Vulture Funds Are A Disgrace
Debt vultures are nothing new in America – especially in health care. Collection firms can buy medical debts for pennies on the dollar, and then they try aggressively to collect the full amount.
However, this ugly business model also operates on an international scale.
I refer to the ‘Vulture funds’ — who have spent decades honing a predatory playbook, designed to extract maximum profits out of struggling, debt-ridden countries.
The vulture funds business model is based on….
- buying up heavily discounted debt from countries in financial trouble;
- refusing to engage in good faith negotiations to cut debt obligations by a reasonable amount;
- then suing the country to demand full repayment.
Billionaire Paul Singer – a longtime patron of Supreme Court judge Samuel Alito — has made exorbitant profits this way.
Singer was the mastermind behind the legal fight to extract $2.4 billion from the government of Argentina — for bonds that the fund had purchased for $117 million.
Singer went on to spend 15 years hounding Argentina for lapsed debt payments ultimately forcing the country to sacrifice important government services. Singer brazenly strong-armed the country by freezing its assets abroad, and even coercively detaining a naval ship in a foreign port.
The debts were finally settled in Singer’s favor in 2016, after Argentina paid its loan and years of accrued interest, at a 1,270 percent return. Singer won all 11 of the lawsuits his firm filed in New York courts
(Paul Singer is decidedly not a master of the markets; he is just an opportunistic lawyer who has found a niche doing something that most people couldn’t stomach.)
Vulture funds have run the same scenario across the world, targeting countries like Argentina, Greece, Peru, the Republic of Congo (also known as Congo-Brazzaville), as well as Puerto Rico.
Their playbook relies heavily on favorable legal judgments from federal courts in New York — because the majority of sovereign debt contracts around the world are governed by New York State or English law.
For example: in November of 2008, a court ordered Liberia to pay $20 million to two vulture funds investors, Hamsah Investments of the British Virgin Islands and Wall Capital of the Cayman Islands.
The sum was equivalent to 5 percent of the 2009 budget of Liberia, which is recovering from a 14-year civil war that ended in 2003.
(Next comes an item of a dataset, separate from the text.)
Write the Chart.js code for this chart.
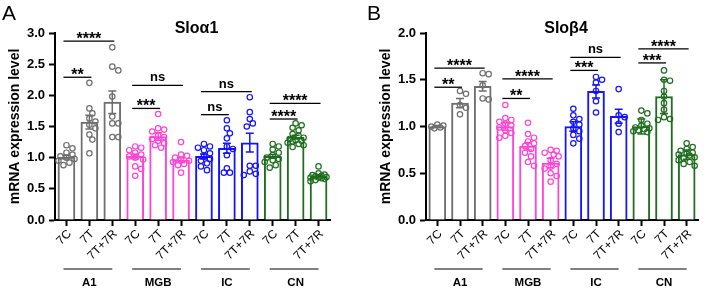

The claim was based on a $6.5 million loan to Liberia by former U.S. bank Chemical Bank in 1978. A New York court ruled that Liberia owed $18 million, and the two funds have been trying to collect that sum plus interest.
According to The International Monetary Fund, at least 54 vulture fund companies have taken legal action against 12 of the world’s poorest countries, for claims amounting to $1.5 billion. If a country fails to pay up, the vultures go after the country’s assets abroad, threatening trade, investment and even aid agreements.
Recent Efforts For Reform
The group Debt Justice found that debt payments from lower-income countries will hit a 25-year high by the end of 2023. Today, about 3.3 billion people live in countries where debt interest payments are greater than expenditure on health or education. At least 19 developing nations allocate more money to interest payments than education, and 45 allocate more money to servicing debts than health care spending.
Reformers are focused on a concept called “model law,” developed by Duke University law professor Steven Schwarcz and the International Insolvency Institute. The bill would create a framework for distressed countries to restructure their debt with creditors, similar to the current process for corporations undergoing bankruptcy.
“It’s a bankruptcy process for countries,” said Jose Gonzalez, director of data initiatives for New York Communities for Change (NYCC) and an advocate for the bill.
Michael Kink, executive director of the Strong Economy for All Coalition — a New York-based economic justice network pushing for legislative action on sovereign debt reform.
“We’re trying to reduce the power of these insanely, historically, bombastically greedy hedge fund managers that seem willing to destroy millions of lives to make explosive, never-before-seen-in-the-history-of-profits profits,” said Kink.
Another way to make extortion more difficult is for all newly issued bonds to have collective action clauses. These clauses provide that if a future supermajority of bondholders agrees to a restructuring, would-be vultures will be unable to enforce their own greedy terms.